1. The "beam search" they describe: is that just a way of determining
maximum liklihood? Where could I find more information on that? Note
I haven't searched for it yet, but sometimes people can point to a
more understandable/level appropriate page than can a search engine.
2. They talk of using a beam size of N = 5. What is the beam size?
Is that the number of tag candidates? So, when you define a feature
on w_i = "about" and t_i = IN then you evaluate that feature on t_i
across the top 5 tags?
3. Are there additional optimizations that can be done on it such as
some sort of pruning? They describe it as being slow, so one would
expect various optimizations to have been developed.

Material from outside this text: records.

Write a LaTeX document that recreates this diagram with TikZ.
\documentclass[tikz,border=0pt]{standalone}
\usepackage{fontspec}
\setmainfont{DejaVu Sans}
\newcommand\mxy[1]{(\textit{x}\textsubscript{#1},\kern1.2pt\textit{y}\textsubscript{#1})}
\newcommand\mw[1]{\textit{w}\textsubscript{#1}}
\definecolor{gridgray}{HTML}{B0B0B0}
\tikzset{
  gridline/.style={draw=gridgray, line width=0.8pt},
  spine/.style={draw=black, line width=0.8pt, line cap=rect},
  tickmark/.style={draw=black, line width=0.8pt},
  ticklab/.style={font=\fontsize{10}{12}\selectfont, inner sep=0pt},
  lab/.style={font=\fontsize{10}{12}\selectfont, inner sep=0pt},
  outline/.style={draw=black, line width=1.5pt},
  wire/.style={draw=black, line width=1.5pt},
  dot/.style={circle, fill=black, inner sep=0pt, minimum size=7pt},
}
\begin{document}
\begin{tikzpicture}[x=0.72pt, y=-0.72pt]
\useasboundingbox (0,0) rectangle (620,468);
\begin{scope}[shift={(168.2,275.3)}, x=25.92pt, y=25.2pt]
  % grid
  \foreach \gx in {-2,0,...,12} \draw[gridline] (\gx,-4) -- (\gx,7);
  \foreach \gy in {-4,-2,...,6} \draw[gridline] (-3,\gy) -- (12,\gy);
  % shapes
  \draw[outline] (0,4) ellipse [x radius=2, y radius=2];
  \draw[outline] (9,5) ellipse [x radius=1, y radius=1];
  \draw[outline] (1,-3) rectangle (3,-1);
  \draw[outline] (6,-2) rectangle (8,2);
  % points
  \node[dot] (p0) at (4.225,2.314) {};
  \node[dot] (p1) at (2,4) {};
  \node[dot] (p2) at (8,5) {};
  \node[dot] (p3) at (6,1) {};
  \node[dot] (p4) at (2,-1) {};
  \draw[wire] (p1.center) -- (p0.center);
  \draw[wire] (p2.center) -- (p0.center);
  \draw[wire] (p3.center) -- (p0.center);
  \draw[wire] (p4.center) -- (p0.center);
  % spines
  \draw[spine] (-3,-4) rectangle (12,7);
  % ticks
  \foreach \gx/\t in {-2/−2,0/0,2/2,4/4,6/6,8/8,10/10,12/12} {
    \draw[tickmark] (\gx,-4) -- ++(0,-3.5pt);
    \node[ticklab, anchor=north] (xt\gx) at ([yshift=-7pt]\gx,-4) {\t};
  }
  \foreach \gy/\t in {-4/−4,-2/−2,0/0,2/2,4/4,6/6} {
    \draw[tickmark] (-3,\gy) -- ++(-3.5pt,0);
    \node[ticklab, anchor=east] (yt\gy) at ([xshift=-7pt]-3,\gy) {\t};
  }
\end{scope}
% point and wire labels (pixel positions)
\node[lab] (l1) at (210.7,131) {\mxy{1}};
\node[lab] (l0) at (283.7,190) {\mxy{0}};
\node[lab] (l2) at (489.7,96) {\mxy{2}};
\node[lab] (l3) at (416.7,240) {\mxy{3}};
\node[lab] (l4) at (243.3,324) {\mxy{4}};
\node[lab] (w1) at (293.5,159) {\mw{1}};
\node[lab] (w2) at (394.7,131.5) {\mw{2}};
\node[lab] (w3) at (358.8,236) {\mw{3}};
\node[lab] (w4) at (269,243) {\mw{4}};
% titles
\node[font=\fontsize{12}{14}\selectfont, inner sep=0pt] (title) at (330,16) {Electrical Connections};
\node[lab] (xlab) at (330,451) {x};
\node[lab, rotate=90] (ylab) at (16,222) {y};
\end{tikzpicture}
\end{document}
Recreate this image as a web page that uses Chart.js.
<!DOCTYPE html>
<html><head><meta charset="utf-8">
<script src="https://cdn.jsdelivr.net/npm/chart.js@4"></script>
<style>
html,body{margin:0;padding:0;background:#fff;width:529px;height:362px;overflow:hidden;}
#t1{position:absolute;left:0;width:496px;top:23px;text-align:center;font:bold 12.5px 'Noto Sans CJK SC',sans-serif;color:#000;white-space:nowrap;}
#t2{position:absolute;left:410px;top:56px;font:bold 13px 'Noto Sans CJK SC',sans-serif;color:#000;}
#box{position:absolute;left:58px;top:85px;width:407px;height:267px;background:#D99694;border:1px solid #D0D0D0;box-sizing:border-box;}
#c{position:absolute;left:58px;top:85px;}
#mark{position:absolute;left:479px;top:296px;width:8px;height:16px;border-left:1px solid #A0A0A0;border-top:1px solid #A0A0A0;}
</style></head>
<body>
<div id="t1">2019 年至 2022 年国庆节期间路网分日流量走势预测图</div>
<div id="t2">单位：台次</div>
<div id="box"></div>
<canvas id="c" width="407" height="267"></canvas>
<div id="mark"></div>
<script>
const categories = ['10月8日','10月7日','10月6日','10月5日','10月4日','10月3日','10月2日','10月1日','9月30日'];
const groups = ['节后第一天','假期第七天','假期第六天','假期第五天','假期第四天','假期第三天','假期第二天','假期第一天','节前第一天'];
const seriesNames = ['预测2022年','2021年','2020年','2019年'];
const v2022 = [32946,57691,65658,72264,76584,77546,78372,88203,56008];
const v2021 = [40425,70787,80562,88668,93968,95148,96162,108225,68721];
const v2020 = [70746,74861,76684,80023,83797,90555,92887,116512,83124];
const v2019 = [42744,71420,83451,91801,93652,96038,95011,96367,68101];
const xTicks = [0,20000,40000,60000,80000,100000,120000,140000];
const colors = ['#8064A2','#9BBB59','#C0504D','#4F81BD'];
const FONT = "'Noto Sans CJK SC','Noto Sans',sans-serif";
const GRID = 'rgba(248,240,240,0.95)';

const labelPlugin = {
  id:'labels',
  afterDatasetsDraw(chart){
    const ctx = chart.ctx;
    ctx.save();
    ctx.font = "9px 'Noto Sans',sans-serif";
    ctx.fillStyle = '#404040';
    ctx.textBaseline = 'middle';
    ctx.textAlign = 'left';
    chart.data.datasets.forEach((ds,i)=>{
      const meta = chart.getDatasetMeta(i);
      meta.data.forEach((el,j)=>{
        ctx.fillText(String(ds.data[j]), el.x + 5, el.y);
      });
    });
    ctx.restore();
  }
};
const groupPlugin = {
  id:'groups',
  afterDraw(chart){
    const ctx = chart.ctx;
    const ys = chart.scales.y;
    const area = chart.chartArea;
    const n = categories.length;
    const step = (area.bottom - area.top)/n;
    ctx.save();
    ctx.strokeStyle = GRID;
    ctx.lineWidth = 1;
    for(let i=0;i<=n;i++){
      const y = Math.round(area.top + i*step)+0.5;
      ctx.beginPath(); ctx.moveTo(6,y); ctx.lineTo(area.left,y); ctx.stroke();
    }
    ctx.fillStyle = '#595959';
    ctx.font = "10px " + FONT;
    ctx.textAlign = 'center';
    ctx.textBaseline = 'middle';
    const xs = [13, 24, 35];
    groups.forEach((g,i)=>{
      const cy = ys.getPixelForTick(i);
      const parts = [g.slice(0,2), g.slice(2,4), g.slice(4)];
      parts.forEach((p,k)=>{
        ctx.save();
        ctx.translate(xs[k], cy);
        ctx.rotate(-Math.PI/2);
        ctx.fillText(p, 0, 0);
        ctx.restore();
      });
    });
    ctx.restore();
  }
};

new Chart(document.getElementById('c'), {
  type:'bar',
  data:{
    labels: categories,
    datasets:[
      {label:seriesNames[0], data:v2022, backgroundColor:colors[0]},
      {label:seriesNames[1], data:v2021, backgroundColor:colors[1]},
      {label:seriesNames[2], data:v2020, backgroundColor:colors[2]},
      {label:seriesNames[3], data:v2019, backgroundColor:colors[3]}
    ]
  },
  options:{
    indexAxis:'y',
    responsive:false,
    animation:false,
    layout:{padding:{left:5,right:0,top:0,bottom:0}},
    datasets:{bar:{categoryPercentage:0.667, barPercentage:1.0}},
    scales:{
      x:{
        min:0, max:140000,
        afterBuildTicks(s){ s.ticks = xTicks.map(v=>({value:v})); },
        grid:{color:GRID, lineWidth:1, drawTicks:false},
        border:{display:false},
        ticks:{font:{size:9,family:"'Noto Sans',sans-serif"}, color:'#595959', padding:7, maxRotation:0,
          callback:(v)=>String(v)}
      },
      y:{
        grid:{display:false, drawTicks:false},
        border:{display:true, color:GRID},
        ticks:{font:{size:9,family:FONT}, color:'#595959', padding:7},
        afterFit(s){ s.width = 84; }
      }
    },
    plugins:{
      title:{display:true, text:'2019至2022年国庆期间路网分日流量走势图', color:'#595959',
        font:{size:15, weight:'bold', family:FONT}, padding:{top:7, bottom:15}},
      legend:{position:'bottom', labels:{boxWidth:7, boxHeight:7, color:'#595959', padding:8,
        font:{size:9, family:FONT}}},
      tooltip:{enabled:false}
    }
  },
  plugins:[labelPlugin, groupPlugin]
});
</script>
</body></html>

4. Is there a reference implementation of a POS tagger in mahout or in
some other library? Especially one similar to the one in the paper -
code might help my understanding :)
Sorry about the newbie questions!
Tanton
I recently tried OpenNLP for noun phrase identification, which uses
this algorithm. BeamSearch class can be found in opennlp.tools.util.
OpenNLP using beam size of 10. I changed it to 5. That didn't change
the output but the performance improved quite a bit. From run time of
50 minutes, it came down to 30 minutes with reduced beam size. (This
was for text of 10,000 word documents.) No change in output could be
attributed the kind of input data. May be I should try it with even
small width.
BTW, I must confess that I have read the paper but have very little
understanding of it apart from the general sketch.
--shashi
I believe OpenNLP uses MaxEnt for POS (and other things)
>
> My Questions:
> - What is it about this model that allows it to be classified as a
> Maximum Entropy Model?
> - I got a bit lost in formula (2) where they explain how this can be
> expressed in Maximum Entropy formalization. I am not sure what the
> advantage of expressing this way is and if that expression is used in
> practice or is just theory to tie the approach back to the Maximum
> Entropy model.
I took it to be the latter.